[Task goal]: Exactly the lines from the one containing "Convert this chart to matplotlib code." through the one containing "plt.rcParams['mathtext.it'] = 'Liberation" are to be returned, please, without any pictures.

========

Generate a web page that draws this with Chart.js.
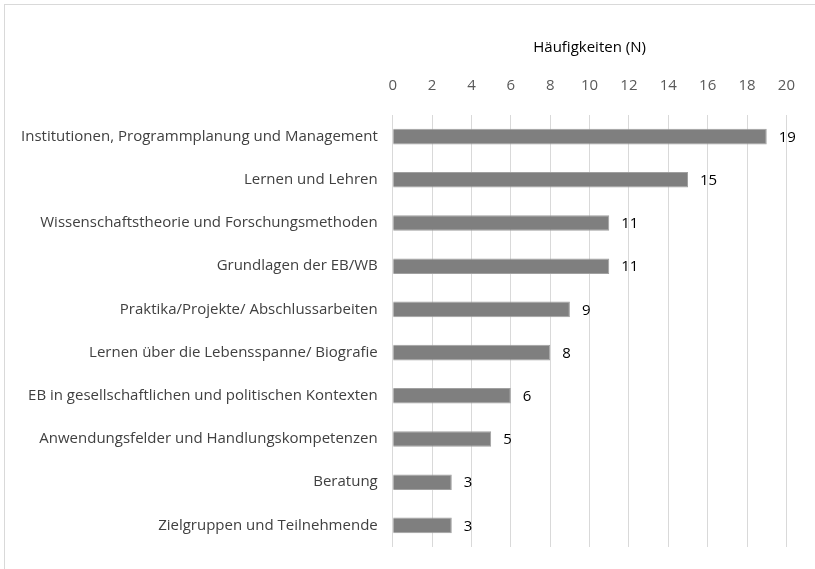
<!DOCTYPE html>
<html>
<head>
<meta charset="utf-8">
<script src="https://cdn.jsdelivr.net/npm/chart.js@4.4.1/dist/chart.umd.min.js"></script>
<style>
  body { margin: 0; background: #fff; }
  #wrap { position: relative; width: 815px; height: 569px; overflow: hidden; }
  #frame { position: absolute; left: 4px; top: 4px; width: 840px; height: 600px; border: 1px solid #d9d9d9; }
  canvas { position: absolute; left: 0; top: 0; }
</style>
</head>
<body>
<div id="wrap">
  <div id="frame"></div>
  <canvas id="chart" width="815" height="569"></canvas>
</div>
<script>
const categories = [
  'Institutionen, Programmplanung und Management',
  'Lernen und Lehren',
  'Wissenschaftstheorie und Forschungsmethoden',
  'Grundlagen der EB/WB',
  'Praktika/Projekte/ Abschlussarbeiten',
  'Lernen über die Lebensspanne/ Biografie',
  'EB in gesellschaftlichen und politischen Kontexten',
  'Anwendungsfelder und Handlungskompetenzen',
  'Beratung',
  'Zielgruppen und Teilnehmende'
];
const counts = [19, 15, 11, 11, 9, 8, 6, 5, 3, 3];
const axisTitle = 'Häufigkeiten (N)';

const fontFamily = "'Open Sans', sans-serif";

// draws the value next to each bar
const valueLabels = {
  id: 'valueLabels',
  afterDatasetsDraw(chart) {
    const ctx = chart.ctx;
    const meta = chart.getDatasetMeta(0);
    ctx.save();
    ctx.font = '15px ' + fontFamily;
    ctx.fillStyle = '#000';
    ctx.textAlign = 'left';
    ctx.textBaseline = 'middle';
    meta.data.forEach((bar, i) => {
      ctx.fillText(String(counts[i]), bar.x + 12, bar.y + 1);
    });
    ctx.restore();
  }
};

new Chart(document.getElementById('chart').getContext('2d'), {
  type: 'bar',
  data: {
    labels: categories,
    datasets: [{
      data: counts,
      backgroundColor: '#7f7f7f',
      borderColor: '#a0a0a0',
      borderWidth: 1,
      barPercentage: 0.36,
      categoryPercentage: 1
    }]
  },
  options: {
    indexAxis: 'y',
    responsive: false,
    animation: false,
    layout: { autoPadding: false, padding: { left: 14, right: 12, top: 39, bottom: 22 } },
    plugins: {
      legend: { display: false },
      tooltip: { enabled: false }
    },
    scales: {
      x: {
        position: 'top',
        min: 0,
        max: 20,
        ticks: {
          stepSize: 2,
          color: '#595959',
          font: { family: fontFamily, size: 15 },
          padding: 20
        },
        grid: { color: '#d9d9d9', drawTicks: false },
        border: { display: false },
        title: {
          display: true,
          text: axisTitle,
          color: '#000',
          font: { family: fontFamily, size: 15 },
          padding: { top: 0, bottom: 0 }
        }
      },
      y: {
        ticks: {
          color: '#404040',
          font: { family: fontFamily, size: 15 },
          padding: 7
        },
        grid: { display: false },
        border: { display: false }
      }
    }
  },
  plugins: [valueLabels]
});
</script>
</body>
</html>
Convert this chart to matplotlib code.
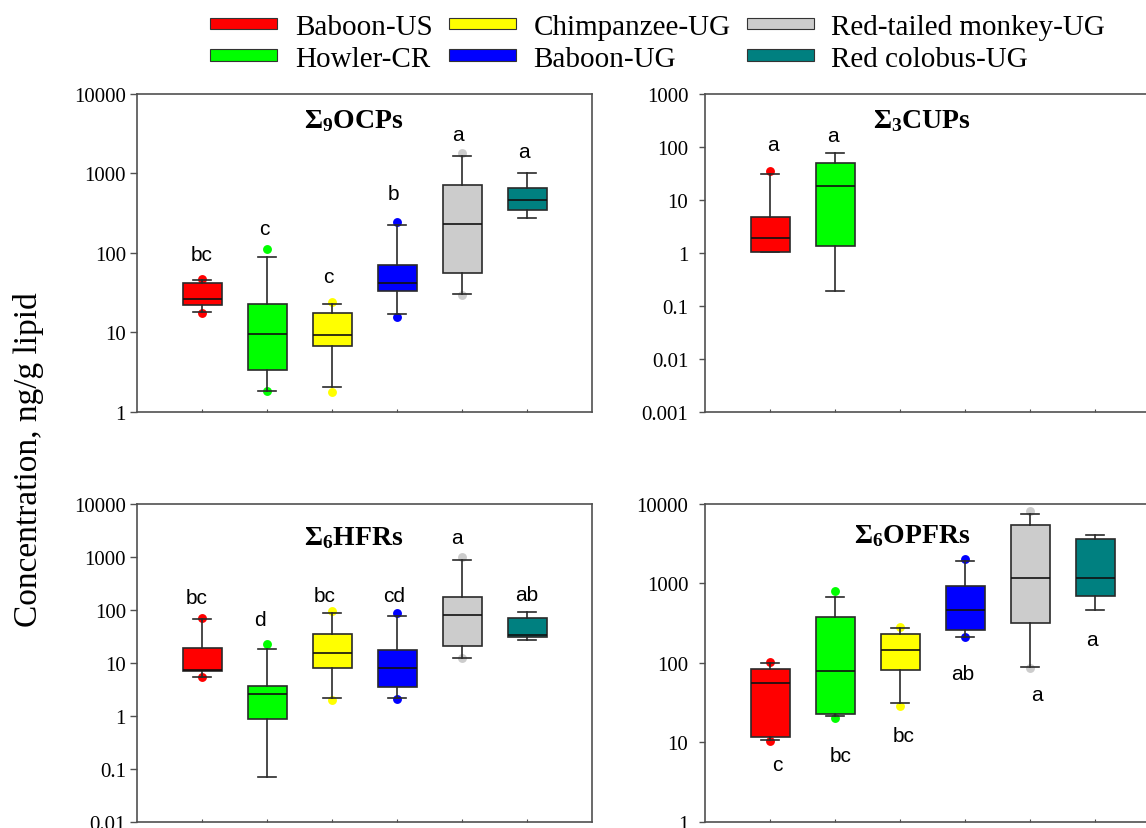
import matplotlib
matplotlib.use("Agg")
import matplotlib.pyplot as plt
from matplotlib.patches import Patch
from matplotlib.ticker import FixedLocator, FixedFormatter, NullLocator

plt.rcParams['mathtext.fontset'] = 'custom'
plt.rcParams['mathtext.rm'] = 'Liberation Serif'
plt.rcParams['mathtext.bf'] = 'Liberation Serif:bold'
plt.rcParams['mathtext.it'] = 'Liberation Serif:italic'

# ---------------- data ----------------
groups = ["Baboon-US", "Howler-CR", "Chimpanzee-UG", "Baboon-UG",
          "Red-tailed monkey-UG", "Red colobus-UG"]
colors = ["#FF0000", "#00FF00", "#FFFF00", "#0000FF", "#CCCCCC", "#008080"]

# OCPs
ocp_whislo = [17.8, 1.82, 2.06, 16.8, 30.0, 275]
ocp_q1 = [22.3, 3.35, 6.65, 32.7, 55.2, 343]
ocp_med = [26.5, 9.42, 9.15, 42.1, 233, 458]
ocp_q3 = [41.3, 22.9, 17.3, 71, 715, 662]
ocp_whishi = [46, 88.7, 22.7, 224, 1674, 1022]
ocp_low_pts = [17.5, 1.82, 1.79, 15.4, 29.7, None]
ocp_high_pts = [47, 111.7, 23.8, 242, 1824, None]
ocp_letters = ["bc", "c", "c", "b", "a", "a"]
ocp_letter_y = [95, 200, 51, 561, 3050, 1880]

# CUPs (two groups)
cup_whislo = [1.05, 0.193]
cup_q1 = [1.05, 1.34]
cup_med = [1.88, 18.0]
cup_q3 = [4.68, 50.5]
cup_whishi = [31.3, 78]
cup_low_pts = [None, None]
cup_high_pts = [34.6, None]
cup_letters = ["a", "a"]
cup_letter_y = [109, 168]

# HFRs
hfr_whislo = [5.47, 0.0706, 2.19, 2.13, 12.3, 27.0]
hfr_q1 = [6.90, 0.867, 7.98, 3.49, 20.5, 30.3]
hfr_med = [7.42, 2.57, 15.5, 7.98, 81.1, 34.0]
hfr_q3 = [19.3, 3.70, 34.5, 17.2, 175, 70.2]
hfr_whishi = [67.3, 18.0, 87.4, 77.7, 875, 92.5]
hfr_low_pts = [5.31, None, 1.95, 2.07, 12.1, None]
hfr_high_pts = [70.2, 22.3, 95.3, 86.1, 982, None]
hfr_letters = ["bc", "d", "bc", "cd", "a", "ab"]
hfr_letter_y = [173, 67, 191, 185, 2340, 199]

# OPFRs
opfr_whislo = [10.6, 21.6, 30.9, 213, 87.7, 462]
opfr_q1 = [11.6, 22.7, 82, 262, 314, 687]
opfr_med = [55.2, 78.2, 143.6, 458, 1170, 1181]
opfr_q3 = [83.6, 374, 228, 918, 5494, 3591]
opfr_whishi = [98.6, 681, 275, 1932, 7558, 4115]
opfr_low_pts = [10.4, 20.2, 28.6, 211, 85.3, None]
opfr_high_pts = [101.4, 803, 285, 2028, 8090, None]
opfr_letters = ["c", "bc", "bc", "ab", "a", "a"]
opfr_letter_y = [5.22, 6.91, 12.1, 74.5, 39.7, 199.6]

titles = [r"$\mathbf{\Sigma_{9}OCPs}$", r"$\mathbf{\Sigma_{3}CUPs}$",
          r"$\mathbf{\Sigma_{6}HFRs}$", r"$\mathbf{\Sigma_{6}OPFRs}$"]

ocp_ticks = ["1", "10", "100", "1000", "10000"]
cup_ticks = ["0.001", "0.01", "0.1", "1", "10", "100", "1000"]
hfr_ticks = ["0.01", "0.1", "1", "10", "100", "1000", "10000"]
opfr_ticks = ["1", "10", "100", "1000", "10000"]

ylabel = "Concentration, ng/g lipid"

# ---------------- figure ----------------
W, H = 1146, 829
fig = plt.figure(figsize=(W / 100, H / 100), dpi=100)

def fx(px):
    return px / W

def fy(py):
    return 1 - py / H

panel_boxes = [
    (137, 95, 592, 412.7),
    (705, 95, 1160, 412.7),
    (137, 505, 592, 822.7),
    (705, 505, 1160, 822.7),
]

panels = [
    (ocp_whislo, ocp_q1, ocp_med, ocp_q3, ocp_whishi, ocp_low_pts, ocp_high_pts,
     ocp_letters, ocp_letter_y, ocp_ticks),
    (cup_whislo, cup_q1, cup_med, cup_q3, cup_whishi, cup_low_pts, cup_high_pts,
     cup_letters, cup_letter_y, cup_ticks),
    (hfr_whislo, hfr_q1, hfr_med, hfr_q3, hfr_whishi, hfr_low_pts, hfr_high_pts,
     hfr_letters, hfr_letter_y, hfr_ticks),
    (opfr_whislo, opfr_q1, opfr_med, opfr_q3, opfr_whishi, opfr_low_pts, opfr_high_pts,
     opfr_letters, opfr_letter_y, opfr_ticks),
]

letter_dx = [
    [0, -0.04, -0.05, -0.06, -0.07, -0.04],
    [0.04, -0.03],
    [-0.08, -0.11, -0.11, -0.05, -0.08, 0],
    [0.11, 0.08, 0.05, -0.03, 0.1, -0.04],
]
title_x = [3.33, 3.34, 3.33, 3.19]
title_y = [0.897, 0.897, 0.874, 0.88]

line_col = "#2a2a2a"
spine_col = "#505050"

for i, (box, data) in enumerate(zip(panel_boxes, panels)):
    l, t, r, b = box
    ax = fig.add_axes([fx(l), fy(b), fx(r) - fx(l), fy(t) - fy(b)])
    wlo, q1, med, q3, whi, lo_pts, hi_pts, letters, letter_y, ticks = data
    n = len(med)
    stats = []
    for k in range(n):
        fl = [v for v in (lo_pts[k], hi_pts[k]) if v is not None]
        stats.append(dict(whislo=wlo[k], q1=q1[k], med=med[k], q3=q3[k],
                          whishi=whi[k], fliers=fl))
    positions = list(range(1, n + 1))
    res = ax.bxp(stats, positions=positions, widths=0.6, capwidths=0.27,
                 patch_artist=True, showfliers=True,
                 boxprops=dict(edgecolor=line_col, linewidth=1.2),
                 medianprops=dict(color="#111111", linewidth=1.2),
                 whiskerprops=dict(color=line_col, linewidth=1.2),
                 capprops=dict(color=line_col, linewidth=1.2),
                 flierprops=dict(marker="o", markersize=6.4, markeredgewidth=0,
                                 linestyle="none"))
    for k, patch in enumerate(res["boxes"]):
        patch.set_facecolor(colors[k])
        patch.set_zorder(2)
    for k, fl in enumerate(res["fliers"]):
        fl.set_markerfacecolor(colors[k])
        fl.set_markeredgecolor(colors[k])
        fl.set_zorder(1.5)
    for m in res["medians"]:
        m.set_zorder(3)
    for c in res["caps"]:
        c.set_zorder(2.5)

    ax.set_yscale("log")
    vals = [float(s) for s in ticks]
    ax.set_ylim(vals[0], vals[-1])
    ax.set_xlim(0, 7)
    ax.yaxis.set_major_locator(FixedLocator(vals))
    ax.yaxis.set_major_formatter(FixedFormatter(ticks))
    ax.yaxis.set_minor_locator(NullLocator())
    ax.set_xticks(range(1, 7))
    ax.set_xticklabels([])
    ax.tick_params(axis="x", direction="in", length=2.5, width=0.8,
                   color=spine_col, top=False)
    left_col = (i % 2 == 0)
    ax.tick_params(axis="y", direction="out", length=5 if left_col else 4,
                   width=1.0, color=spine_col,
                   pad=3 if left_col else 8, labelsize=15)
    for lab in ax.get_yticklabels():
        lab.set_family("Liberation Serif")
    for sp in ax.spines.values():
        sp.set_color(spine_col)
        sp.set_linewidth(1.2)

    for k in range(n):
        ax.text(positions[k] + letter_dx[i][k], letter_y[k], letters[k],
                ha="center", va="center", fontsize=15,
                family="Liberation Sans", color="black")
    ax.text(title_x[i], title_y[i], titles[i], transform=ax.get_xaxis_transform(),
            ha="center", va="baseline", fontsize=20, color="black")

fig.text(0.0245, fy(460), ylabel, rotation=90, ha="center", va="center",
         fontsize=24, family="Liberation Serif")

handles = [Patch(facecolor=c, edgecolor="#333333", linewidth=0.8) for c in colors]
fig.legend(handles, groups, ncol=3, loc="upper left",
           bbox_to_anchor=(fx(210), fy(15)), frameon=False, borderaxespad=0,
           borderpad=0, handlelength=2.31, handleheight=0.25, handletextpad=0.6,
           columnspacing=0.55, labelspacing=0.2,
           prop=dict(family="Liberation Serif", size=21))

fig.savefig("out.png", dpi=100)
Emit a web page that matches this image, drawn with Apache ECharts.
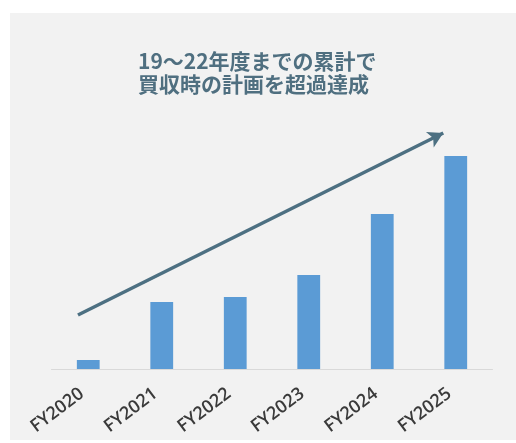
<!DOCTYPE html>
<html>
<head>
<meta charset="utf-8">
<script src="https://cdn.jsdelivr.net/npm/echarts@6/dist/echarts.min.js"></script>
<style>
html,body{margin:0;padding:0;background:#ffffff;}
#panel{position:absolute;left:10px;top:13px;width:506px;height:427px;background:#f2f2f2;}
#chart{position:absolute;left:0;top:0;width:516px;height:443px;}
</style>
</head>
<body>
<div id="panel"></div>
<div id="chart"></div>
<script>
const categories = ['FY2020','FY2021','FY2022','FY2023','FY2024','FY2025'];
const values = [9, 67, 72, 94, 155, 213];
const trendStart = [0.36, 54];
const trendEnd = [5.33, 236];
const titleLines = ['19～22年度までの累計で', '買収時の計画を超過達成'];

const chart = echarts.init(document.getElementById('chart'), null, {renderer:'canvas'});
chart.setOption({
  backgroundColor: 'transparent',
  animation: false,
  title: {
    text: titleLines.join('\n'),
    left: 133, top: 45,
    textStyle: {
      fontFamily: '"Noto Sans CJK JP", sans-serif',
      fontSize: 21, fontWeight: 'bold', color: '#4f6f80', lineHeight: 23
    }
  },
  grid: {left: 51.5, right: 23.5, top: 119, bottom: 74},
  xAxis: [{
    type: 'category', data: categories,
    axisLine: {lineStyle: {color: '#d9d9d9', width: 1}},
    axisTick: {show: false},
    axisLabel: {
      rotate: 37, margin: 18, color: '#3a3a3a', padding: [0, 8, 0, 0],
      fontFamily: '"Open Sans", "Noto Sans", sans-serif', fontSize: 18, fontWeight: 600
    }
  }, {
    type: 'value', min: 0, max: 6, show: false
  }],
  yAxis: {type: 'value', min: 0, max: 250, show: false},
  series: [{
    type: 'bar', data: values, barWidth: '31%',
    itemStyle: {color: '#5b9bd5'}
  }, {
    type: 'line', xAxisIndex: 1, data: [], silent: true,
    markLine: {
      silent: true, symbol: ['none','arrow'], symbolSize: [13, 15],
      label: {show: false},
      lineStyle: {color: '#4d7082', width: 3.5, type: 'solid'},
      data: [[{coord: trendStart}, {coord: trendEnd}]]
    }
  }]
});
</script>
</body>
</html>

========

[Output of the task]:
Convert this chart to matplotlib code.
import matplotlib
matplotlib.use("Agg")
import matplotlib.pyplot as plt
from matplotlib.patches import Patch
from matplotlib.ticker import FixedLocator, FixedFormatter, NullLocator

plt.rcParams['mathtext.fontset'] = 'custom'
plt.rcParams['mathtext.rm'] = 'Liberation Serif'
plt.rcParams['mathtext.bf'] = 'Liberation Serif:bold'
plt.rcParams['mathtext.it'] = 'Liberation Serif:italic'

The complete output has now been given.